Despite growing interest in the subject of ancient tattooing, the number of scholars seriously engaging in examinations of the field is still relatively small. Anna Felicity Friedman, lead curator for the traveling tattoo exhibition, noted that, “Unlike earlier scholars who have written on the subject, many of the new generation of tattoo scholars are ourselves a part of the tattoo community.” Wolf states, “I’d like to think this gives us insight and an understanding typically absent from earlier scholarly literature. I hope it also helps broadcast to the tattoo community that the work we’re doing is based on genuine interest and appreciation of the practice rather than outdated stereotypes or ivory-tower academia.”
Wolf explains how studying the ancient art of tattooing becomes a discussion about much more.
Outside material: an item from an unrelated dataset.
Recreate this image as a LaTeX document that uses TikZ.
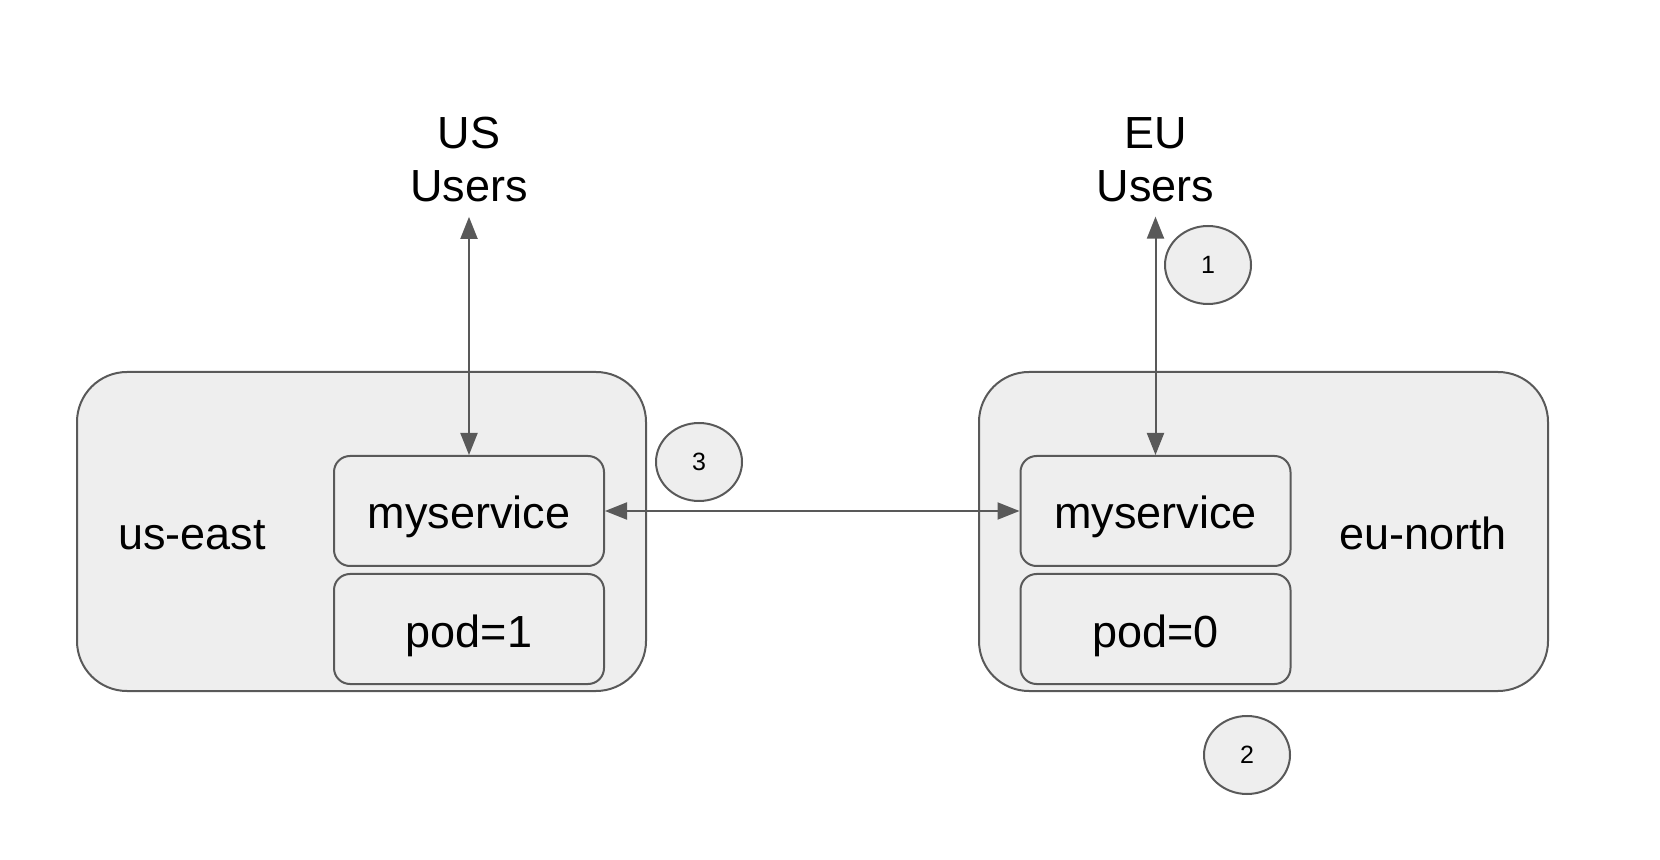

He quotes anthropologist Alfred Gell, who wrote that tattoos in Polynesia “played such an integral part in the organization and functioning of major institutions (politics, warfare, religion, and so on) that the description of tattooing practices becomes, inevitably, a description of the wider institutional forms within which tattooing was embedded.” Wolf says he has found this to be true for all historic tattooing cultures. “When we discuss a region or group in class we’re talking not just about the tattoos, but also their archaeological past, social structure, art and iconography, political history, belief systems, and worldview.” He adds that when discussing contemporary tattoo culture in the MTSU course, “we do so in connection with classical history, cultural appropriation, the Age of Discovery, colonialism, genocide, world expositions and human zoos, historical tattooists, and the history and teachings of Christianity and Judaism, plus more.”
I also asked Wolf a lot about tattoo discrimination and if as the art of tattooing becomes more widely discussed in academia, will we eventually see ripple effects in our everyday lives such as less tattoo discrimination in the workplace? He replied that he did not expect to ever see tattooed individuals as a protected class in America, outside of those pertaining to religious practices, but he also cited an interesting 2008 study by MTSU Department of Psychology’s very own James C. Tate along with Britton L. Shelton, which “examined personality correlates for tattooing and body piercing.” Of 1,375 undergrad participants, 25 percent had at least one tattoo and about half had a piercing of some kind. “The authors concluded that there were no personality differences between body-modified and non-modified individuals, and suggested—rightly I feel—that their results indicate these forms of body modification have entered the mainstream.” Wolf believes that research has shown the general acceptance of tattoos among employers has improved just since the release of that study.
Wolf noted that he has noticed a more accepting attitude towards tattoos in larger urban areas more so than in suburban or rural settings, but that it still depends largely on specific demographics. “Acceptance of visible tattoos will obviously continue to grow in the future as the percentage of the tattooed public increases and as tattooed individuals rise through the employer hierarchy. However, I think it’s safe to say that it will be some years yet before we’ll regularly see visible tattoos in more conservative professions and workplaces.”